Pat Robertson's Own Secret Society
What makes all of this interesting is that Robertson wrote a book in 1991 called The New World Order. In it, he dragged out the usual parade of Masonic/Illuminati/Jewish world government accusations, and “borrowed” extensively from discredited sources like the Protocols of the Elders of Zion. It was a curious set of accusations to make against a people he seems to regard as integral to the Christian Apocalypse. But what was more perplexing were his attacks against Freemasons, particularly since his own father, Senator Absalom Willis Robertson, was a Virginia Freemason. He was raised in Buena Vista Lodge No. 186, joined Rockbridge Royal Arch Chapter No. 44, and served as a District Deputy Grand Master (according to a letter the Senator personally wrote to the Scottish Rite Southern Jurisdiction in 1941).
None of these pesky details kept The New World Order from being the #1 best selling religious book of 1991. Somewhat unbelievably, the Zionist Organization of America awarded him in 2002 as an unwavering friend of Israel.

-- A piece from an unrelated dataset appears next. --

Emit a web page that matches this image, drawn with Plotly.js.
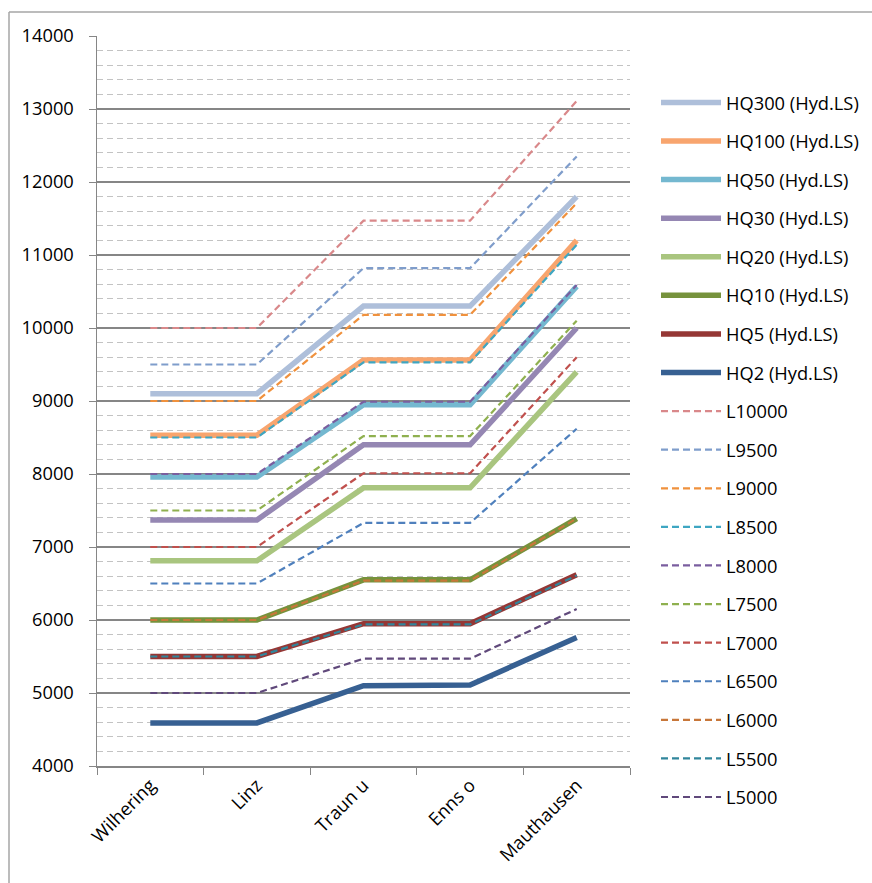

Clearly they hadn’t read his book.
Robertson doesn’t have any quandaries about being a member of a secret society himself – the secretive Council for National Policy (CNP) is an invitation-only, closed door group that meets three times a year at undisclosed locations to discuss ways to influence U.S. government policy. In 2003, CNP executive director Steve Baldwin boasted to ABC News that "we control everything in the world."
Patterned after the more infamous Council on Foreign Relations and founded in 1981 by Left Behind author Tim Lahaye, its membership list is not available to the public. Providing the original funding for the group were Nelson Baker Hunt (billionaire son of billionaire oilman and John Birch Society promoter H.L. Hunt), businessman and one-time murder suspect T. Cullen Davis, and millionaire William Cies, all from Texas.
“The media should not know when or where we meet or who takes part in our programs, before or after a meeting,” reads one of the cardinal rules of the CNP, according to a long article on the website of Americans United for the Separation of Church and State (not that I don't think THOSE guys go too far either).
On the one hand, liberals in the media seem to be shrieking "Yipe! A Christian!" over this group. On the other hand, guests may attend meetings only with the unanimous approval of the organization’s executive committee. Members are told not to refer to the group by name in e-mail messages. Anyone who breaks the rules can be expelled. Guest speakers almost never release the text of their speeches at CNP meetings. In fact, virtually everyone questioned in the aforementioned ABC piece refused to comment on the group, or even acknowledge its existence.
So what is Pat Robertson trying to hide?